Though I have the pleasure of hearing of you, and sending a remembrance from time to time, I am willing, by this opportunity, to direct a few lines to you, as a more express testimony of my sincere regard.
I think your experience is generally of the fearful doubting cast. Such souls, however, the Lord has given particular charge to his ministers to comfort. He knows our infirmities and what temptations mean, and as a good Shepherd He expresses a peculiar care and tenderness for the weak of the flock (Isa. xl. 1). But how must I attempt your comfort? Surely not by strengthening a mistake to which we are all too liable, by leading you to look into your own heart for (what you will never find there) something in yourself whereon to ground your hopes, if not wholly, yet at least in part. Rather let me endeavour to lead you out of yourself; let me invite you to look unto Jesus. Should we look for light in our own eyes, or in the sun? Is it indwelling sin distresses you? Then I can tell you (though you know it) that Jesus died for sin and sinners. I can tell you that His blood and righteousness are of infinite value; that His arm is almighty and His compassions infinite; yea, you yourself read His promises every day, and why should you doubt their being fulfilled? If you say you do not question their truth, or that they are accomplished to many, but that you can hardly believe they belong to you, I would ask, what evidence you would require? A voice or an angel from Heaven you do not expect.
Consider, if many of the promises are not expressly directed to those to whom they belong. When you read your name on the superscription of this letter you make no scruple to open it: why, then, do you hesitate at embracing the promises of the Gospel, where you read that they are addressed to those who mourn, who hunger and thirst after righteousness, who are poor in spirit, &c., and cannot but be sensible that a gracious God has begun to work these dispositions in your heart?
If you say that though you do at times mourn, hunger, &c. you are afraid you do it not enough, or not aright, consider that this sort of reasoning is very far from the spirit and language of the Gospel; for it is grounded on a secret supposition, that in the forgiveness of sin God has a respect to something more than the atonement and mediation of Jesus; namely, to some previous good qualifications in a sinner's heart, which are to share with the blood of Christ in the honour of salvation. The enemy deceives us in this matter the more easily, because a propensity to the covenant of works is a part of our natural depravity. Depend upon it you will never have a suitable and sufficient sense of the evil of sin, and of your share in it, so long as you have any sin remaining in you.
We must see Jesus as He is before our apprehension of any spiritual truth will be complete. But if we know that we must perish without Christ, and that He is able to save to the uttermost, we know enough to warrant us to cast our souls upon Him, and we dishonour Him by fearing that when we do so He will disappoint our hope.
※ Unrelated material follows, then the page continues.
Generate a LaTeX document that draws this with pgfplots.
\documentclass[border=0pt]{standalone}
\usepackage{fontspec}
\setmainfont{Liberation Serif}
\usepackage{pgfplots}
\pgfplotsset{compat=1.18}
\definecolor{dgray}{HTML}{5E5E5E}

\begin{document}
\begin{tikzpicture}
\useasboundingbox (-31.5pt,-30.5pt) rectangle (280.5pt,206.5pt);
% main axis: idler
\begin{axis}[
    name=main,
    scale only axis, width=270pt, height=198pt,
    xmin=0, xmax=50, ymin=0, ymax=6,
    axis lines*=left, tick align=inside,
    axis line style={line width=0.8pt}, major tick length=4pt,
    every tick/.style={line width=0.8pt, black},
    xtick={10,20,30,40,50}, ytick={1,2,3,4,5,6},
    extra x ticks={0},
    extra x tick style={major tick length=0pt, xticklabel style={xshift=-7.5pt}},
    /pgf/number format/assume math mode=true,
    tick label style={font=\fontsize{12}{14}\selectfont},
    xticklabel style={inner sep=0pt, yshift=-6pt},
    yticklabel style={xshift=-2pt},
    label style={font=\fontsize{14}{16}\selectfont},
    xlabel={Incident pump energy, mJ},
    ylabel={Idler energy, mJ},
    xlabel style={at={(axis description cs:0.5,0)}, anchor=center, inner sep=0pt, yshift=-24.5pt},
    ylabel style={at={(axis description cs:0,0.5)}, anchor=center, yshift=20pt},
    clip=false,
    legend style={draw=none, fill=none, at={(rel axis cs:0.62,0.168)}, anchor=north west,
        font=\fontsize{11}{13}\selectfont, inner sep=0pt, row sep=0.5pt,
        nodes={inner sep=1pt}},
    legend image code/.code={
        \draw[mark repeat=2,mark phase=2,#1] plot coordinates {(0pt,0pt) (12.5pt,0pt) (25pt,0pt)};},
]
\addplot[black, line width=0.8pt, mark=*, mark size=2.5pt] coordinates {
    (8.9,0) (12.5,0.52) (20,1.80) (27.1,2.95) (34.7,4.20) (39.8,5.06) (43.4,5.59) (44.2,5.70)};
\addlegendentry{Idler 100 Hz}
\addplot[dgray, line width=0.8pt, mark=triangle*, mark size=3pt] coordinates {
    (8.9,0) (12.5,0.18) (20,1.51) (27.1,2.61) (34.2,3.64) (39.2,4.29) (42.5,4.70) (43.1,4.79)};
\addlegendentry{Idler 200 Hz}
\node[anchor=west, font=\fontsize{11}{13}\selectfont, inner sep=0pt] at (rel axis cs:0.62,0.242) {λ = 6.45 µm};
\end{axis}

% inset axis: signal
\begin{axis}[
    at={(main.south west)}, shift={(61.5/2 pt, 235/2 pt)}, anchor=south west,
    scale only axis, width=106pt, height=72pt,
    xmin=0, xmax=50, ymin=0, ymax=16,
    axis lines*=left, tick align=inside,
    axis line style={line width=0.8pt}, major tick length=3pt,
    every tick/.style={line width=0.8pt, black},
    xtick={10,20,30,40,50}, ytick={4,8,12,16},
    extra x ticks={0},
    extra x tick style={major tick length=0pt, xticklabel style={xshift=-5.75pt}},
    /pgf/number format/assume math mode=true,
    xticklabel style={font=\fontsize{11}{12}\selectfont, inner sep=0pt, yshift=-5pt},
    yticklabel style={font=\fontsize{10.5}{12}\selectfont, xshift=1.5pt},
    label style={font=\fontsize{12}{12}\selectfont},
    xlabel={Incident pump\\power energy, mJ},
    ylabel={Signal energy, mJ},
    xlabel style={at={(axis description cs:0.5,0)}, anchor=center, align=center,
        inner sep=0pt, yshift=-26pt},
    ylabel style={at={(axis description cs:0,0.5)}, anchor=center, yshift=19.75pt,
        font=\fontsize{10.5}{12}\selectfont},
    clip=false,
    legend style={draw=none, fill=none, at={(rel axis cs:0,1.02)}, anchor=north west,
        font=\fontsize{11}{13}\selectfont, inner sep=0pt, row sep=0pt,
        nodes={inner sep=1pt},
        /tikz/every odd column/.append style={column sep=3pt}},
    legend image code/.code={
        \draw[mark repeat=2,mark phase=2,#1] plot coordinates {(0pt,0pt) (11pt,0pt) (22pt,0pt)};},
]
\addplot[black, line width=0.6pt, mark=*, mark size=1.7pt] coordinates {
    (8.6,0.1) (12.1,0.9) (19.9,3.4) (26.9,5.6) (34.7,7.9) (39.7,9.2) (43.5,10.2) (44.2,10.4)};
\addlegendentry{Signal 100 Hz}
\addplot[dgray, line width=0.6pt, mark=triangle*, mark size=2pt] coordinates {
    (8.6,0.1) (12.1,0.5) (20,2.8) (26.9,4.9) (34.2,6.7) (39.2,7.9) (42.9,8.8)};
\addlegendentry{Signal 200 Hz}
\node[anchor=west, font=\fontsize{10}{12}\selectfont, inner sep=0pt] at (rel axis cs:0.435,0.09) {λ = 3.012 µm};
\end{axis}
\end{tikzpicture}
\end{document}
But if you are still perplexed about the high points of election, &c., I would advise you to leave the disposal of others to the great Judge; and as to yourself, I think I need not say much to persuade you, that if ever you are saved at all, it must be in a way of free and absolute grace.
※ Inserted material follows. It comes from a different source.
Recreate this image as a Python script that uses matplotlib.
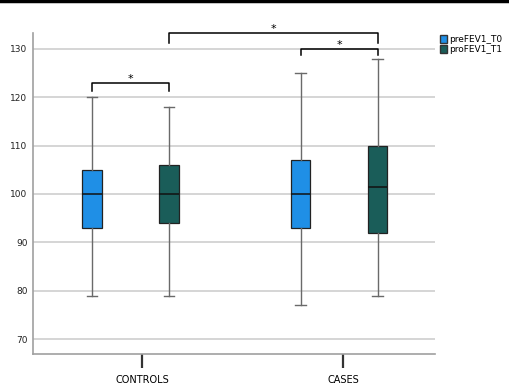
import matplotlib.pyplot as plt
from matplotlib.patches import Patch

# 组别和序列
groups = ['CONTROLS', 'CASES']
series = ['preFEV1_T0', 'proFEV1_T1']
colors = ['#1f8fe6', '#1a5d59']

# 箱线图统计量: 下须, 下四分位, 中位数, 上四分位, 上须
stats = {
    ('CONTROLS', 'preFEV1_T0'): [79, 93, 100, 105, 120],
    ('CONTROLS', 'proFEV1_T1'): [79, 94, 100, 106, 118],
    ('CASES', 'preFEV1_T0'): [77, 93, 100, 107, 125],
    ('CASES', 'proFEV1_T1'): [79, 92, 101.5, 110, 128],
}

# 显著性标记: (组, 序列) -> (组, 序列)
signif = [
    (('CONTROLS', 'preFEV1_T0'), ('CONTROLS', 'proFEV1_T1'), 122.9, 1.6),
    (('CASES', 'preFEV1_T0'), ('CASES', 'proFEV1_T1'), 129.95, 1.2),
    (('CONTROLS', 'proFEV1_T1'), ('CASES', 'proFEV1_T1'), 133.25, 2.0),
]

fig = plt.figure(figsize=(5.09, 3.89), dpi=100)
ax = fig.add_axes([33 / 509, 1 - 354 / 389, 402 / 509, 321 / 389])

offset = 0.185
width = 0.094
pos = {}
for gi, g in enumerate(groups):
    for si, s in enumerate(series):
        pos[(g, s)] = gi + (si - 0.5) * 2 * offset

for key, st in stats.items():
    lo, q1, med, q3, hi = st
    c = colors[series.index(key[1])]
    ax.bxp([{'whislo': lo, 'q1': q1, 'med': med, 'q3': q3, 'whishi': hi, 'fliers': []}],
           positions=[pos[key]], widths=width, patch_artist=True, showfliers=False,
           boxprops=dict(facecolor=c, edgecolor='#222222', linewidth=0.9),
           medianprops=dict(color='#111111', linewidth=1.1),
           whiskerprops=dict(color='#6a6a6a', linewidth=1.0),
           capprops=dict(color='#6a6a6a', linewidth=1.0),
           capwidths=0.05, zorder=3)

for a, b, y, d in signif:
    x1, x2 = pos[a], pos[b]
    ax.plot([x1, x1, x2, x2], [y - d, y, y, y - d], color='black', lw=1.1,
            clip_on=False, zorder=4)
    ax.text((x1 + x2) / 2, y - 0.2, '*', ha='center', va='bottom', fontsize=8,
            clip_on=False)

ax.set_xlim(-0.468, 1.460)
ax.set_ylim(66.9, 133.3)
ax.set_yticks(range(70, 131, 10))
ax.set_xticks([0.055, 1.019])
ax.set_xticklabels(groups)
ax.grid(axis='y', color='#d2d2d2', linewidth=1.3, zorder=0)
ax.set_axisbelow(True)
ax.tick_params(axis='y', length=0, labelsize=6.5, pad=4, labelcolor='#222222')
ax.tick_params(axis='x', length=10, width=1.6, color='#333333', labelsize=7, pad=5)
for side in ['top', 'right']:
    ax.spines[side].set_visible(False)
for side in ['left', 'bottom']:
    ax.spines[side].set_color('#a0a0a0')
    ax.spines[side].set_linewidth(1.2)

handles = [Patch(facecolor=colors[i], edgecolor='#333333', label=series[i]) for i in range(2)]
fig.legend(handles=handles, loc='upper left', bbox_to_anchor=(436 / 509, 1 - 31 / 389),
           frameon=False, fontsize=6.5, handlelength=0.8, handleheight=1.0,
           handletextpad=0.2, labelspacing=0.1, borderaxespad=0)

# 顶部黑线
fig.add_artist(plt.Line2D([0, 1], [1 - 1 / 389, 1 - 1 / 389], color='black', lw=2.5))

fig.savefig('out.png', dpi=100)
Leave disputes to others; wait upon the Lord, and He will teach you all things in such degree and time as He sees best. Perhaps you have suffered for taking things too much upon trust from men. Cease from man, whose breath is in his nostrils. One is your master, even Christ. Study and pray over the Bible; and you may take it as a sure rule, that whatever sentiment makes any part of the Word of God unwelcome to you is justly to be suspected. Aim at a cheerful spirit. The more you trust God, the better you will serve Him. While you indulge unbelief and suspicion, you weaken your own hands, and discourage others. Be thankful for what He has shown you, and wait upon Him for more: you shall find He has not said, "Seek ye My face" in vain. I heartily commend you to His grace and care,
And am, &c.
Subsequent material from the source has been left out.